**To be done:** All lines from the beginning of the listing through the line with "t2.set_x(x0 + w1)" are to be copied word for word; the pictures are not.

# START OF Extracted records

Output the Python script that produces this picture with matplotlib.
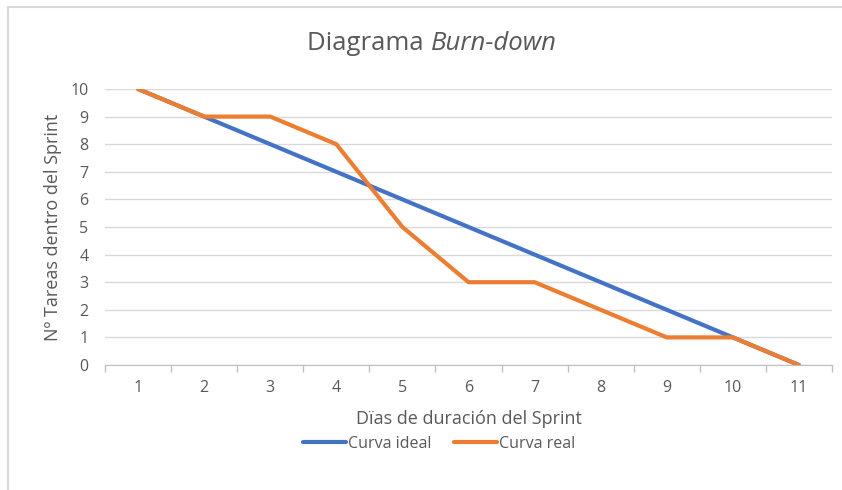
import matplotlib
matplotlib.use('Agg')
import matplotlib.pyplot as plt
from matplotlib.lines import Line2D
import numpy as np

dias = ['1', '2', '3', '4', '5', '6', '7', '8', '9', '10', '11']
curva_ideal = [10, 9, 8, 7, 6, 5, 4, 3, 2, 1, 0]
curva_real = [10, 9, 9, 8, 5, 3, 3, 2, 1, 1, 0]

plt.rcParams['font.family'] = ['Open Sans', 'DejaVu Sans']
gris = '#595959'

fig = plt.figure(figsize=(8.42, 4.9), dpi=100)
ax = fig.add_axes([105 / 842, 1 - 365 / 490, 727 / 842, 276 / 490])

x = np.arange(len(dias))
ax.plot(x, curva_ideal, color='#4472C4', lw=3, solid_capstyle='round', label='Curva ideal', zorder=3)
ax.plot(x, curva_real, color='#ED7D31', lw=3, solid_capstyle='round', label='Curva real', zorder=4)

ax.set_xlim(-0.5, len(dias) - 0.5)
ax.set_ylim(0, 10)
ax.set_yticks(range(0, 11))
ax.set_xticks(x)
ax.set_xticklabels(dias)
ax.set_xticks(np.arange(-0.5, len(dias), 1), minor=True)
ax.tick_params(axis='x', which='major', length=0, pad=11, labelsize=11.5, labelcolor=gris)
ax.tick_params(axis='x', which='minor', length=5, width=1, color='#bfbfbf', direction='out')
ax.tick_params(axis='y', length=0, pad=12, labelsize=11.5, labelcolor=gris)

ax.grid(axis='y', color='#d9d9d9', lw=1)
ax.set_axisbelow(True)
for s in ['top', 'right', 'left']:
    ax.spines[s].set_visible(False)
ax.spines['bottom'].set_color('#bfbfbf')

ax.set_xlabel('Dïas de duración del Sprint', fontsize=13, color=gris, labelpad=10)
ax.set_ylabel('Nº Tareas dentro del Sprint', fontsize=13, color=gris, labelpad=6)

ax.legend(loc='center', bbox_to_anchor=(439 / 842, 1 - 444 / 490), bbox_transform=fig.transFigure,
          ncol=2, frameon=False, fontsize=11.5, labelcolor=gris, handlelength=2.7,
          handletextpad=0.1, columnspacing=1.4, borderpad=0)

# titulo con parte en cursiva
fig.canvas.draw()
r = fig.canvas.get_renderer()
ty = 1 - 44 / 490
t1 = fig.text(0, ty, 'Diagrama ', fontsize=18.5, color=gris, va='center')
t2 = fig.text(0, ty, 'Burn-down', fontsize=18.5, color=gris, va='center', style='italic')
w1 = t1.get_window_extent(r).width / fig.bbox.width
w2 = t2.get_window_extent(r).width / fig.bbox.width
x0 = 432 / 842 - (w1 + w2) / 2
t1.set_x(x0)
t2.set_x(x0 + w1)

# borde del grafico
fig.add_artist(Line2D([8 / 842, 1], [1 - 7 / 490, 1 - 7 / 490], color='#d9d9d9', lw=1.5, transform=fig.transFigure))
fig.add_artist(Line2D([8 / 842, 8 / 842], [0, 1 - 7 / 490], color='#d9d9d9', lw=1.5, transform=fig.transFigure))

fig.savefig('out.png', dpi=100)
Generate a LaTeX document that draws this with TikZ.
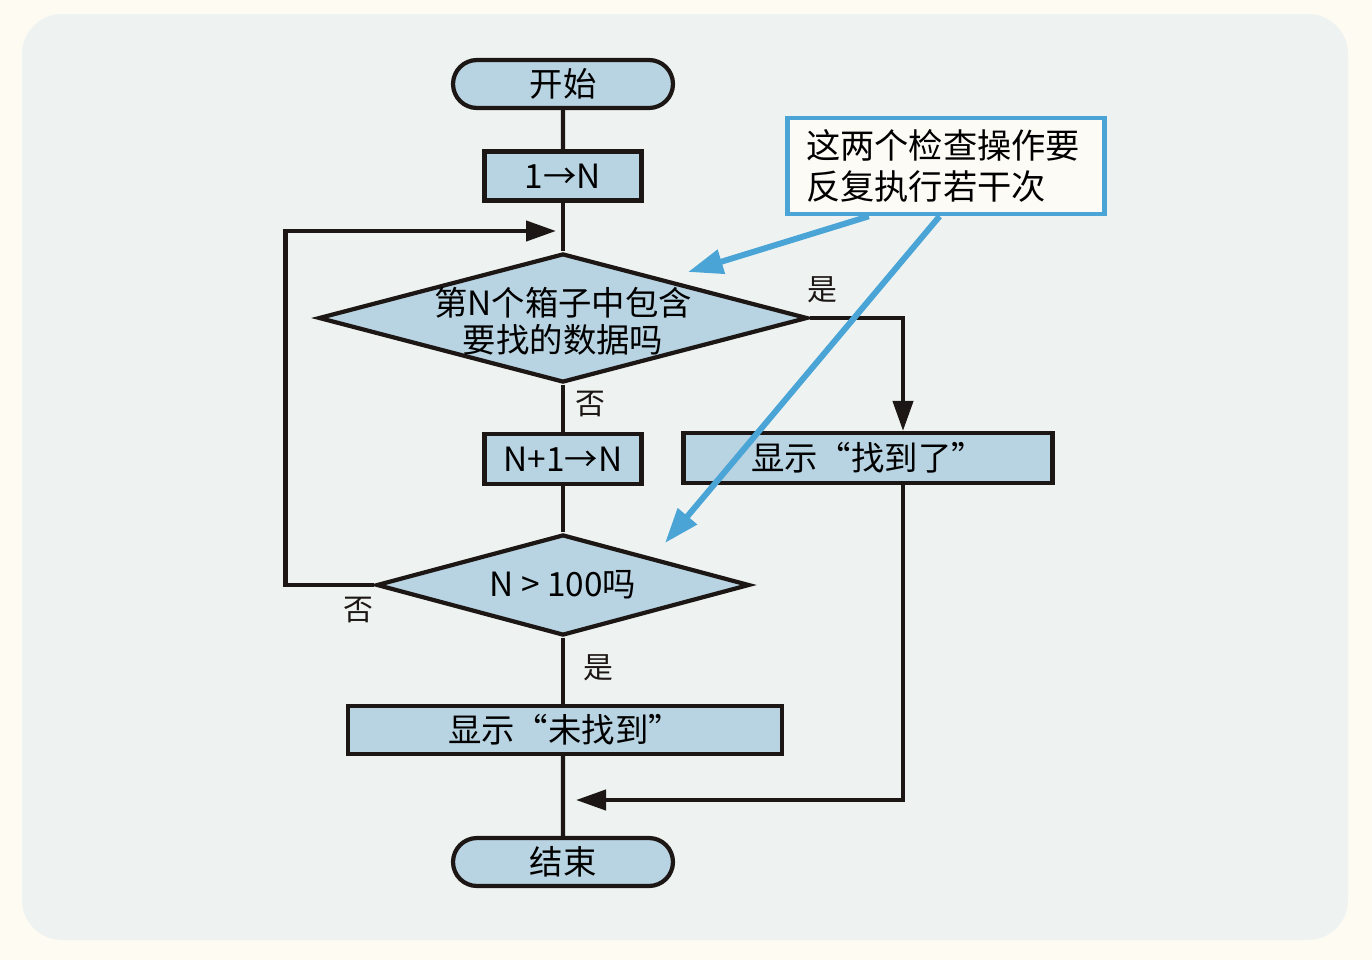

# END OF Extracted records

**Result of this task:**
Output the Python script that produces this picture with matplotlib.
import matplotlib
matplotlib.use('Agg')
import matplotlib.pyplot as plt
from matplotlib.lines import Line2D
import numpy as np

dias = ['1', '2', '3', '4', '5', '6', '7', '8', '9', '10', '11']
curva_ideal = [10, 9, 8, 7, 6, 5, 4, 3, 2, 1, 0]
curva_real = [10, 9, 9, 8, 5, 3, 3, 2, 1, 1, 0]

plt.rcParams['font.family'] = ['Open Sans', 'DejaVu Sans']
gris = '#595959'

fig = plt.figure(figsize=(8.42, 4.9), dpi=100)
ax = fig.add_axes([105 / 842, 1 - 365 / 490, 727 / 842, 276 / 490])

x = np.arange(len(dias))
ax.plot(x, curva_ideal, color='#4472C4', lw=3, solid_capstyle='round', label='Curva ideal', zorder=3)
ax.plot(x, curva_real, color='#ED7D31', lw=3, solid_capstyle='round', label='Curva real', zorder=4)

ax.set_xlim(-0.5, len(dias) - 0.5)
ax.set_ylim(0, 10)
ax.set_yticks(range(0, 11))
ax.set_xticks(x)
ax.set_xticklabels(dias)
ax.set_xticks(np.arange(-0.5, len(dias), 1), minor=True)
ax.tick_params(axis='x', which='major', length=0, pad=11, labelsize=11.5, labelcolor=gris)
ax.tick_params(axis='x', which='minor', length=5, width=1, color='#bfbfbf', direction='out')
ax.tick_params(axis='y', length=0, pad=12, labelsize=11.5, labelcolor=gris)

ax.grid(axis='y', color='#d9d9d9', lw=1)
ax.set_axisbelow(True)
for s in ['top', 'right', 'left']:
    ax.spines[s].set_visible(False)
ax.spines['bottom'].set_color('#bfbfbf')

ax.set_xlabel('Dïas de duración del Sprint', fontsize=13, color=gris, labelpad=10)
ax.set_ylabel('Nº Tareas dentro del Sprint', fontsize=13, color=gris, labelpad=6)

ax.legend(loc='center', bbox_to_anchor=(439 / 842, 1 - 444 / 490), bbox_transform=fig.transFigure,
          ncol=2, frameon=False, fontsize=11.5, labelcolor=gris, handlelength=2.7,
          handletextpad=0.1, columnspacing=1.4, borderpad=0)

# titulo con parte en cursiva
fig.canvas.draw()
r = fig.canvas.get_renderer()
ty = 1 - 44 / 490
t1 = fig.text(0, ty, 'Diagrama ', fontsize=18.5, color=gris, va='center')
t2 = fig.text(0, ty, 'Burn-down', fontsize=18.5, color=gris, va='center', style='italic')
w1 = t1.get_window_extent(r).width / fig.bbox.width
w2 = t2.get_window_extent(r).width / fig.bbox.width
x0 = 432 / 842 - (w1 + w2) / 2
t1.set_x(x0)
t2.set_x(x0 + w1)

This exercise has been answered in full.